Luckily, there are numerous options to get to Bangkok on Star Alliance carriers. Bangkok is the hub for Thai Airways, and they’re renowned for their ground service at BKK. Other Star Alliance carriers that have flights to Bangkok include Air China, ANA, Asiana, Austrian, Egypt Air, Ethiopian, EVA Air, Lufthansa, Singapore, Swiss, Turkish, and United (i.e. nearly all of the carriers in Star Alliance that you’ve heard of).
The obvious choice if you’re flying out of BKK, particularly in a premium cabin, is to fly on Thai Airways. If you fly First Class out of Bangkok, then you get access to the Royal First Lounge and Spa, where you get a 1-hour massage (business class passengers get 30 minutes). Thai currently has First Class service to Sydney, London, Frankfurt, Munich, Paris, Madrid, Rome, Zurich, and on some flights to Hong Kong and Tokyo.

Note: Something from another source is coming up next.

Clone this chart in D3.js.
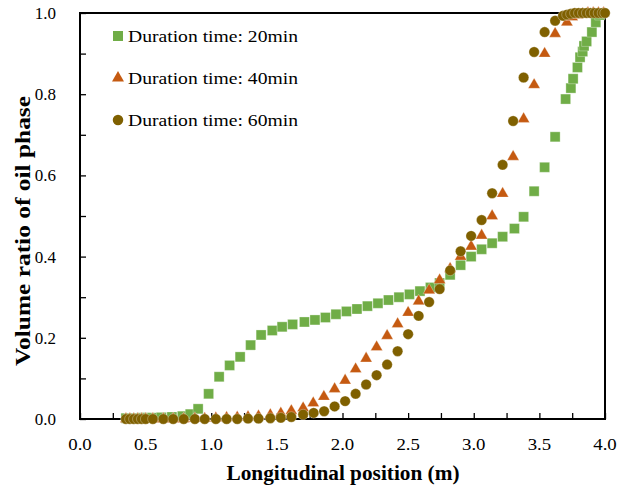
<!DOCTYPE html>
<html>
<head>
<meta charset="utf-8">
<script src="https://cdn.jsdelivr.net/npm/d3@7"></script>
<style>
  body { margin: 0; background: #fff; }
  svg text { font-family: "Liberation Serif", "Times New Roman", serif; }
</style>
</head>
<body>
<script>
// Oil phase volume ratio along the tube, three duration times

const width = 619;
const height = 485;
const margin = { top: 13, right: 14, bottom: 66, left: 80 };

// 20 min (green squares)
const x20 = [0.35, 0.38, 0.41, 0.44, 0.47, 0.50, 0.55, 0.62, 0.70, 0.78, 0.84, 0.90, 0.98, 1.06, 1.14, 1.22, 1.30, 1.38, 1.465, 1.54, 1.62, 1.71, 1.79,
  1.87, 1.95, 2.03, 2.11, 2.19, 2.27, 2.35, 2.43, 2.51, 2.59, 2.67, 2.74, 2.82, 2.90, 2.98, 3.06, 3.14, 3.22, 3.31, 3.38, 3.46, 3.54, 3.62,
  3.70, 3.74, 3.757, 3.79, 3.81, 3.83, 3.84, 3.86, 3.90, 3.93, 3.96, 3.98];
const y20 = [0.002, 0.002, 0.002, 0.002, 0.003, 0.003, 0.003, 0.004, 0.005, 0.007, 0.012, 0.025, 0.062, 0.104, 0.132, 0.153, 0.182, 0.207, 0.218, 0.227, 0.233, 0.239, 0.244,
  0.25, 0.258, 0.265, 0.271, 0.278, 0.285, 0.293, 0.30, 0.307, 0.315, 0.324, 0.335, 0.355, 0.379, 0.40, 0.418, 0.433, 0.449, 0.469, 0.498, 0.561, 0.62, 0.695,
  0.788, 0.815, 0.838, 0.866, 0.891, 0.905, 0.919, 0.93, 0.953, 0.977, 0.995, 1.0];

// 40 min (orange triangles)
const x40 = [0.35, 0.38, 0.41, 0.44, 0.47, 0.50, 0.555, 0.635, 0.71, 0.79, 0.875, 0.95, 1.035, 1.117, 1.198, 1.28, 1.36, 1.45, 1.53, 1.61,
  1.70, 1.777, 1.858, 1.94, 2.02, 2.10, 2.18, 2.26, 2.34, 2.42, 2.50, 2.58, 2.66, 2.74, 2.82, 2.90, 2.98, 3.06, 3.14, 3.22, 3.30, 3.38,
  3.46, 3.54, 3.62, 3.71, 3.75, 3.79, 3.83, 3.87, 3.91, 3.95, 3.99];
const y40 = [0, 0, 0, 0, 0, 0, 0, 0, 0, 0, 0.001, 0.001, 0.002, 0.003, 0.004, 0.005, 0.007, 0.01, 0.014, 0.02,
  0.027, 0.039, 0.055, 0.074, 0.095, 0.123, 0.149, 0.177, 0.205, 0.234, 0.262, 0.29, 0.317, 0.342, 0.37, 0.40, 0.425, 0.452, 0.50, 0.555, 0.646, 0.739,
  0.823, 0.90, 0.949, 0.977, 0.99, 0.995, 0.998, 1.0, 1.0, 1.0, 1.0];

// 60 min (brown circles)
const x60 = [0.35, 0.38, 0.41, 0.44, 0.47, 0.50, 0.555, 0.635, 0.71, 0.79, 0.875, 0.95, 1.035, 1.117, 1.198, 1.28, 1.36, 1.45, 1.53, 1.61,
  1.70, 1.78, 1.86, 1.94, 2.02, 2.10, 2.18, 2.26, 2.34, 2.42, 2.50, 2.58, 2.66, 2.74, 2.82, 2.90, 2.98, 3.06, 3.14, 3.22, 3.30,
  3.38, 3.46, 3.54, 3.62, 3.68, 3.71, 3.74, 3.77, 3.80, 3.83, 3.86, 3.89, 3.92, 3.95, 3.98, 4.0];
const y60 = [0, 0, 0, 0, 0, 0, 0, 0, 0, 0, 0, 0, 0, 0, 0, 0.001, 0.001, 0.002, 0.003, 0.005,
  0.011, 0.015, 0.019, 0.031, 0.044, 0.062, 0.085, 0.108, 0.134, 0.167, 0.209, 0.254, 0.288, 0.32, 0.366, 0.413, 0.451, 0.49, 0.556, 0.626, 0.734,
  0.841, 0.904, 0.953, 0.981, 0.993, 0.996, 0.998, 1.0, 1.0, 1.0, 1.0, 1.0, 1.0, 1.0, 1.0, 1.0];

const seriesNames = ["Duration time: 20min", "Duration time: 40min", "Duration time: 60min"];
const seriesColors = ["#70AD47", "#C55A11", "#7F6000"];
const seriesShapes = [d3.symbolSquare, d3.symbolTriangle, d3.symbolCircle];

const xTicks = [0.0, 0.5, 1.0, 1.5, 2.0, 2.5, 3.0, 3.5, 4.0];
const yTicks = [0.0, 0.2, 0.4, 0.6, 0.8, 1.0];

const series = [
  { name: seriesNames[0], pts: d3.zip(x20, y20) },
  { name: seriesNames[1], pts: d3.zip(x40, y40) },
  { name: seriesNames[2], pts: d3.zip(x60, y60) }
];

const svg = d3.select("body").append("svg")
  .attr("width", width)
  .attr("height", height);

const x = d3.scaleLinear().domain([0, 4]).range([margin.left, width - margin.right]);
const y = d3.scaleLinear().domain([0, 1]).range([height - margin.bottom, margin.top]);

// minor/major inward ticks
const xAxis = d3.axisBottom(x).tickValues(d3.range(0, 4.01, 0.25)).tickSize(-6).tickFormat("");
const yAxis = d3.axisLeft(y).tickValues(d3.range(0, 1.01, 0.1)).tickSize(-6).tickFormat("");

svg.append("g")
  .attr("transform", `translate(0,${y(0)})`)
  .call(xAxis)
  .call(g => g.select(".domain").remove())
  .call(g => g.selectAll("line").attr("stroke", "#000").attr("stroke-width", 1.3));

svg.append("g")
  .attr("transform", `translate(${x(0)},0)`)
  .call(yAxis)
  .call(g => g.select(".domain").remove())
  .call(g => g.selectAll("line").attr("stroke", "#000").attr("stroke-width", 1.3));

// frame
svg.append("rect")
  .attr("x", x(0)).attr("y", y(1))
  .attr("width", x(4) - x(0)).attr("height", y(0) - y(1))
  .attr("fill", "none").attr("stroke", "#000").attr("stroke-width", 2);

// tick labels (the original text is a bit wider than Liberation Serif)
svg.append("g").selectAll("text").data(xTicks).join("text")
  .attr("x", d => x(d)).attr("y", y(0) + 31)
  .attr("text-anchor", "middle")
  .attr("font-size", 17)
  .attr("textLength", 23.5)
  .attr("lengthAdjust", "spacingAndGlyphs")
  .text(d => d.toFixed(1));

svg.append("g").selectAll("text").data(yTicks).join("text")
  .attr("x", 56).attr("y", d => y(d) + 6)
  .attr("text-anchor", "end")
  .attr("font-size", 17)
  .text(d => d.toFixed(1));

// markers
series.forEach((s, i) => {
  const size = i === 0 ? 100 : i === 1 ? 62 : 86;
  const sym = d3.symbol().type(seriesShapes[i]).size(size);
  svg.append("g").selectAll("path").data(s.pts).join("path")
    .attr("transform", d => `translate(${x(d[0])},${y(d[1])})`)
    .attr("d", sym)
    .attr("fill", seriesColors[i])
    .attr("stroke", "#fff")
    .attr("stroke-opacity", 0.5)
    .attr("stroke-width", 0.6);
});

// legend
const legend = svg.append("g");
series.forEach((s, i) => {
  const cy = 36 + i * 42;
  const size = i === 0 ? 100 : i === 1 ? 62 : 86;
  legend.append("path")
    .attr("transform", `translate(118,${cy})`)
    .attr("d", d3.symbol().type(seriesShapes[i]).size(size))
    .attr("fill", seriesColors[i]);
  legend.append("text")
    .attr("x", 128).attr("y", cy + 6)
    .attr("font-size", 16.5)
    .attr("textLength", 170)
    .attr("lengthAdjust", "spacingAndGlyphs")
    .text(s.name);
});

// axis titles
svg.append("text")
  .attr("x", 343).attr("y", 480)
  .attr("text-anchor", "middle")
  .attr("font-size", 20).attr("font-weight", "bold")
  .attr("textLength", 233)
  .attr("lengthAdjust", "spacingAndGlyphs")
  .text("Longitudinal position (m)");

svg.append("text")
  .attr("transform", "translate(30,231) rotate(-90)")
  .attr("text-anchor", "middle")
  .attr("font-size", 20).attr("font-weight", "bold")
  .attr("textLength", 270)
  .attr("lengthAdjust", "spacingAndGlyphs")
  .text("Volume ratio of oil phase");
</script>
</body>
</html>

Thai is also great because they regularly release a lot of award space, both far out, in the interim, and close in. For example, there’s premium cabin award space on nearly all dates for flights from London to BKK for the entire schedule that’s loaded. Same with Frankfurt and Hong Kong. Tokyo is harder, but still easy if you’re planning at least a couple of months out (although you’ll be harder pressed to get First Class space on the A380 out of Tokyo).
Part of the reason why Thai releases so much award space is that their in-flight product is generally considered to be a notch below that of airlines like ANA, Asiana, Lufthansa, Singapore, and Swiss. The hard product is good on the A380 and the new suites on the 747 (and it’s fine on most 747s, although there’s one plane with an older version that you want to avoid), but people criticize the inconsistent soft product. But again, if you’re looking for flights departing out of Bangkok, I think you should seriously consider flying Thai for the first leg so that you get the full ground experience at BKK.
Since there are no nonstop flights to BKK from the US, you have to connect, and given how many Star Alliance carriers have flights to Bangkok, you have tons of options available. From the east coast of the US to Bangkok, it’s roughly the same distance to route through Europe as it is through Asia, and both United and US Airways allow routings through Europe to get to Southeast Asia. The most “aspirational” routing would probably go through Frankfurt on Lufthansa, but Lufthansa doesn’t offer First Class award space more than 15 days before departure. Routing through Asia, the most aspirational routing in First Class would be ANA through Tokyo, which is also a hard award seat to snag. A good alternative is to book legs on United to make sure that you have a seat assured and then switch to Lufthansa or ANA if the award seat opens up closer to departure. If you don’t have status, you’ll have to pay change fees, but that can be worth it to experience a significantly better product for a 10-hour flight.
United charges 60,000 miles for a one-way to South Asia in Business Class, while it’s 70,000 miles for First Class. US Airways charges 120,000 miles for a roundtrip to South Asia in Business Class and 160,000 miles in First Class, although you can likely get lower amounts charged if you say that your trip to Bangkok is a “stopover” on your way to a destination in North Asia, or you can continue on to Australia or New Zealand and pay fewer miles.